* What the task requires
Skip the images and return the records below exactly.

[Records contained in a dataset]

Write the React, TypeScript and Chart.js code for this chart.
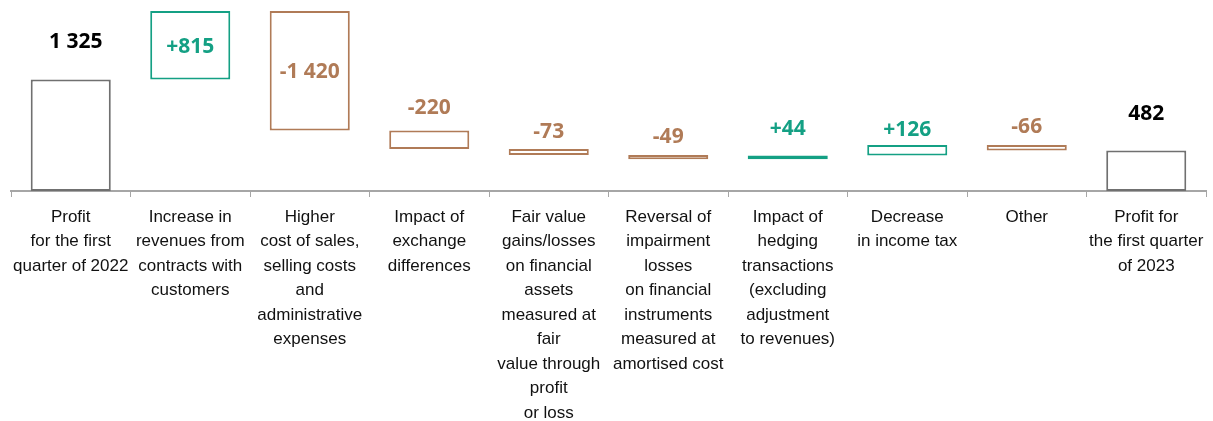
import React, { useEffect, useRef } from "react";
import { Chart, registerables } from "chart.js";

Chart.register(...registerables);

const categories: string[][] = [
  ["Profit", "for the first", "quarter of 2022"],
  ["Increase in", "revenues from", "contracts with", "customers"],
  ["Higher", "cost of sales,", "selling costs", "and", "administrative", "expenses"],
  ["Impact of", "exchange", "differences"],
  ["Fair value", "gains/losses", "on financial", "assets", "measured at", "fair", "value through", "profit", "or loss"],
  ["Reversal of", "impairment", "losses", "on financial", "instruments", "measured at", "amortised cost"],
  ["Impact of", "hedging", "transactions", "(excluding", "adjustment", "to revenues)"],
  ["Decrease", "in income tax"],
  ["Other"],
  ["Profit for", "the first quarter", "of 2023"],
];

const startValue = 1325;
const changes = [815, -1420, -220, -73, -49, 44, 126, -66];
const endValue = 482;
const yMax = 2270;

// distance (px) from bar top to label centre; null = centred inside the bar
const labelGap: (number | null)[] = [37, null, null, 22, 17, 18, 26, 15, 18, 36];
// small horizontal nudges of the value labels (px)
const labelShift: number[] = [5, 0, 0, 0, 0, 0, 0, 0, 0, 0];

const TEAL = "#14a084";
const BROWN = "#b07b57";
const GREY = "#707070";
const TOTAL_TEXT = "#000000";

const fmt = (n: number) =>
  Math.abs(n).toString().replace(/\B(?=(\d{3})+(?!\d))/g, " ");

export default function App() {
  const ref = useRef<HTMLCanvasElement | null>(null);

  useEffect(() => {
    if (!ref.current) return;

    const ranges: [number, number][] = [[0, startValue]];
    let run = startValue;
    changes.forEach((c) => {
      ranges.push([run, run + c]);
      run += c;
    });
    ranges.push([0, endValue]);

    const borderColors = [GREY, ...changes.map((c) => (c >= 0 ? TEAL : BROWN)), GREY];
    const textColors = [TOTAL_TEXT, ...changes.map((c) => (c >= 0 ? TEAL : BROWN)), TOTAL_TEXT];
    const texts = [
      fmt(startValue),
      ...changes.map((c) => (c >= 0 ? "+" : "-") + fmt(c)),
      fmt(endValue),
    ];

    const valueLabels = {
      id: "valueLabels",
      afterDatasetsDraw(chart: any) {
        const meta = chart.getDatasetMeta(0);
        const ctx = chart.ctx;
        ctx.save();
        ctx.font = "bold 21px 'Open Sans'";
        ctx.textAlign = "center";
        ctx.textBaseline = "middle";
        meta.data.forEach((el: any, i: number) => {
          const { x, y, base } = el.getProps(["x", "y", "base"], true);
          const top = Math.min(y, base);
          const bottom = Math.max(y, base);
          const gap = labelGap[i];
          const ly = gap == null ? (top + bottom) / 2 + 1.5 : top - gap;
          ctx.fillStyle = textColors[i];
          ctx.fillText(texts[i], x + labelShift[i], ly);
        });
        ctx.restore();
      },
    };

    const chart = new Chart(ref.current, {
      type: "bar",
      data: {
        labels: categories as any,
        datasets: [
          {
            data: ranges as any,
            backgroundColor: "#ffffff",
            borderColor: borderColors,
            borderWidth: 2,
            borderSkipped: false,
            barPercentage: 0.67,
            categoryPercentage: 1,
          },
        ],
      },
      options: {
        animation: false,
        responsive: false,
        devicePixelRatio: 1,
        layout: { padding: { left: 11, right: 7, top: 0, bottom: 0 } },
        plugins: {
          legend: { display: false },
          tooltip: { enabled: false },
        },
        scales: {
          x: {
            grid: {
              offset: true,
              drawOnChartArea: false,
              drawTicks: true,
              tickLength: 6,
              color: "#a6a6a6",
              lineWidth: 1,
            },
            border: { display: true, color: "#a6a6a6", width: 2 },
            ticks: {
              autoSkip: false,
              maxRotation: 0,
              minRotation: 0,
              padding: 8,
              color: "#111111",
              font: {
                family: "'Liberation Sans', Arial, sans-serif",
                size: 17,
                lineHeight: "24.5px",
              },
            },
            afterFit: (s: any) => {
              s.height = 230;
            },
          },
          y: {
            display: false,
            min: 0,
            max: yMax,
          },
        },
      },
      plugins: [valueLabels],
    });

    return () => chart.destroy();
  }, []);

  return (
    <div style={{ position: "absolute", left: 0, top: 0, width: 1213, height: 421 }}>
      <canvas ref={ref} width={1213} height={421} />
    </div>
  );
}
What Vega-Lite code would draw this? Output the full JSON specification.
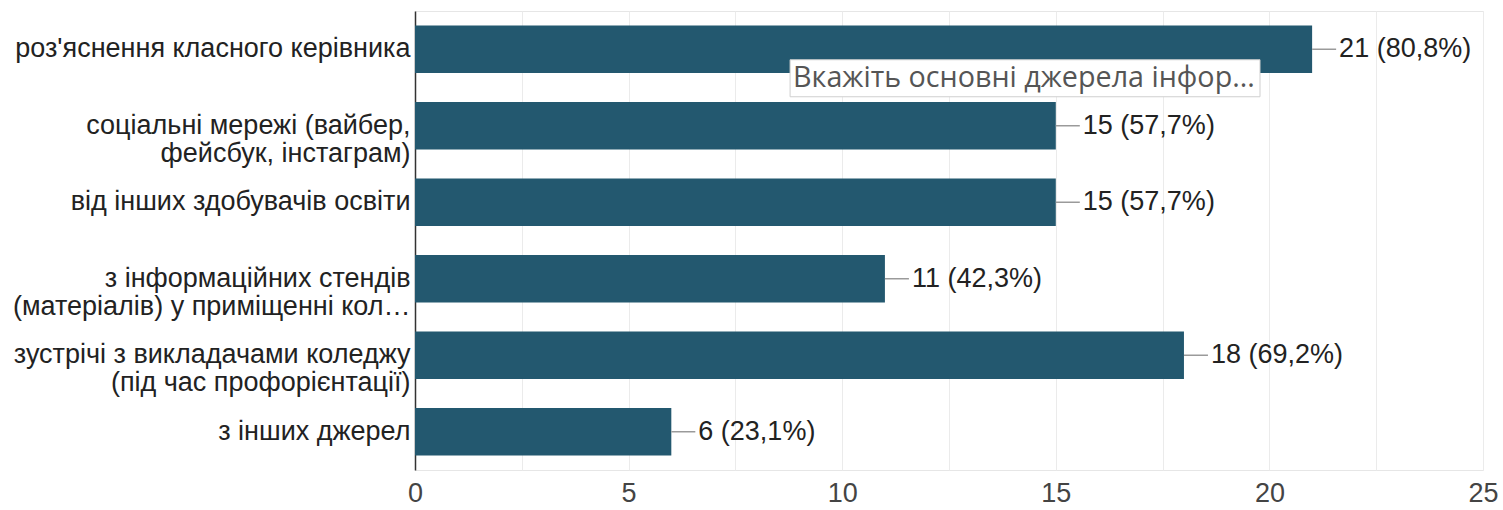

* Complete response
Write the React, TypeScript and Chart.js code for this chart.
import React, { useEffect, useRef } from "react";
import { Chart, registerables } from "chart.js";

Chart.register(...registerables);

const categories: string[][] = [
  ["Profit", "for the first", "quarter of 2022"],
  ["Increase in", "revenues from", "contracts with", "customers"],
  ["Higher", "cost of sales,", "selling costs", "and", "administrative", "expenses"],
  ["Impact of", "exchange", "differences"],
  ["Fair value", "gains/losses", "on financial", "assets", "measured at", "fair", "value through", "profit", "or loss"],
  ["Reversal of", "impairment", "losses", "on financial", "instruments", "measured at", "amortised cost"],
  ["Impact of", "hedging", "transactions", "(excluding", "adjustment", "to revenues)"],
  ["Decrease", "in income tax"],
  ["Other"],
  ["Profit for", "the first quarter", "of 2023"],
];

const startValue = 1325;
const changes = [815, -1420, -220, -73, -49, 44, 126, -66];
const endValue = 482;
const yMax = 2270;

// distance (px) from bar top to label centre; null = centred inside the bar
const labelGap: (number | null)[] = [37, null, null, 22, 17, 18, 26, 15, 18, 36];
// small horizontal nudges of the value labels (px)
const labelShift: number[] = [5, 0, 0, 0, 0, 0, 0, 0, 0, 0];

const TEAL = "#14a084";
const BROWN = "#b07b57";
const GREY = "#707070";
const TOTAL_TEXT = "#000000";

const fmt = (n: number) =>
  Math.abs(n).toString().replace(/\B(?=(\d{3})+(?!\d))/g, " ");

export default function App() {
  const ref = useRef<HTMLCanvasElement | null>(null);

  useEffect(() => {
    if (!ref.current) return;

    const ranges: [number, number][] = [[0, startValue]];
    let run = startValue;
    changes.forEach((c) => {
      ranges.push([run, run + c]);
      run += c;
    });
    ranges.push([0, endValue]);

    const borderColors = [GREY, ...changes.map((c) => (c >= 0 ? TEAL : BROWN)), GREY];
    const textColors = [TOTAL_TEXT, ...changes.map((c) => (c >= 0 ? TEAL : BROWN)), TOTAL_TEXT];
    const texts = [
      fmt(startValue),
      ...changes.map((c) => (c >= 0 ? "+" : "-") + fmt(c)),
      fmt(endValue),
    ];

    const valueLabels = {
      id: "valueLabels",
      afterDatasetsDraw(chart: any) {
        const meta = chart.getDatasetMeta(0);
        const ctx = chart.ctx;
        ctx.save();
        ctx.font = "bold 21px 'Open Sans'";
        ctx.textAlign = "center";
        ctx.textBaseline = "middle";
        meta.data.forEach((el: any, i: number) => {
          const { x, y, base } = el.getProps(["x", "y", "base"], true);
          const top = Math.min(y, base);
          const bottom = Math.max(y, base);
          const gap = labelGap[i];
          const ly = gap == null ? (top + bottom) / 2 + 1.5 : top - gap;
          ctx.fillStyle = textColors[i];
          ctx.fillText(texts[i], x + labelShift[i], ly);
        });
        ctx.restore();
      },
    };

    const chart = new Chart(ref.current, {
      type: "bar",
      data: {
        labels: categories as any,
        datasets: [
          {
            data: ranges as any,
            backgroundColor: "#ffffff",
            borderColor: borderColors,
            borderWidth: 2,
            borderSkipped: false,
            barPercentage: 0.67,
            categoryPercentage: 1,
          },
        ],
      },
      options: {
        animation: false,
        responsive: false,
        devicePixelRatio: 1,
        layout: { padding: { left: 11, right: 7, top: 0, bottom: 0 } },
        plugins: {
          legend: { display: false },
          tooltip: { enabled: false },
        },
        scales: {
          x: {
            grid: {
              offset: true,
              drawOnChartArea: false,
              drawTicks: true,
              tickLength: 6,
              color: "#a6a6a6",
              lineWidth: 1,
            },
            border: { display: true, color: "#a6a6a6", width: 2 },
            ticks: {
              autoSkip: false,
              maxRotation: 0,
              minRotation: 0,
              padding: 8,
              color: "#111111",
              font: {
                family: "'Liberation Sans', Arial, sans-serif",
                size: 17,
                lineHeight: "24.5px",
              },
            },
            afterFit: (s: any) => {
              s.height = 230;
            },
          },
          y: {
            display: false,
            min: 0,
            max: yMax,
          },
        },
      },
      plugins: [valueLabels],
    });

    return () => chart.destroy();
  }, []);

  return (
    <div style={{ position: "absolute", left: 0, top: 0, width: 1213, height: 421 }}>
      <canvas ref={ref} width={1213} height={421} />
    </div>
  );
}
What Vega-Lite code would draw this? Output the full JSON specification.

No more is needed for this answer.